The Vikes dominated the first quarter, with Calli McMillan injecting pace and energy into the home team. UFV began to fight back in the second quarter, scoring 12 unanswered points to come within five points of tying the Vikes. But Giannattasio and Langdon continued their scoring up until the last minute of the half, with Giannattasio swiping the ball from the unsuspecting Litman and shooting it into the opposite net, allowing the Vikes to enter the second half with a nine-point advantage.

The Vikes dominated the Cascades in a stadium that was devoid of most students, with reading break just around the corner. Photo by Zack Wheler, photo contributor

The third and fourth quarter saw Gallagher and Giannattasio firing on all cylinders, and UVic’s 46 second-half points meant it was a comfortable finish for the home team.

It’s a comfort they likely won’t be afforded now that they are in the thick of a playoff run, but both Giannattasio and Sinclair are certain the team is ready for the additional pressure.
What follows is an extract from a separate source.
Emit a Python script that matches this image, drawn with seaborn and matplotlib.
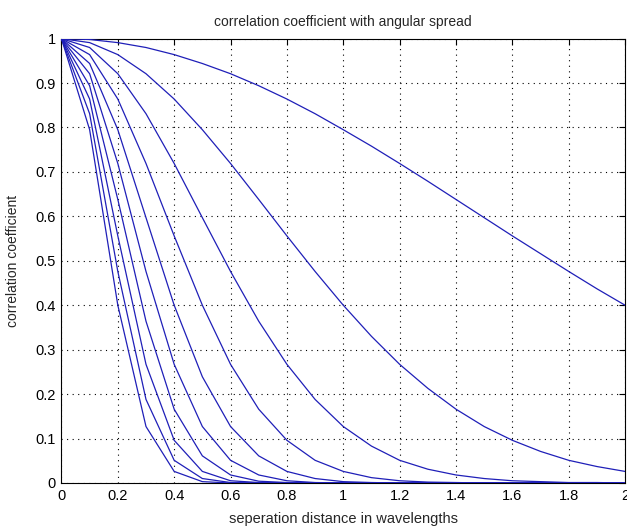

“We have a lot veteran players and we’re used to it,” said Giannattasio. “We’ve gotta just keep the confidence up, especially for the younger girls, and just keep moving forward.”

The men’s team were knocked out of playoff contention earlier that evening, losing 82–80 to the University of Saskatchewan Huskies. After trailing 42–24 at the half, the men’s team scraped themselves back into the game, putting up an impressive 56 points in the third and fourth quarter.

With 11 seconds remaining in the game, the Vikes took just their third lead of the game (up 78–77). But playoff progression was not in the cards. The Huskies took a one-point lead with two seconds left, and UVic’s Jason Scully saw his last-gasp three-point attempt bounce off the back of the rim and away into the court.

The buzzer sounded, Scully fell back onto the court with his head in his hands, and the men’s season ended.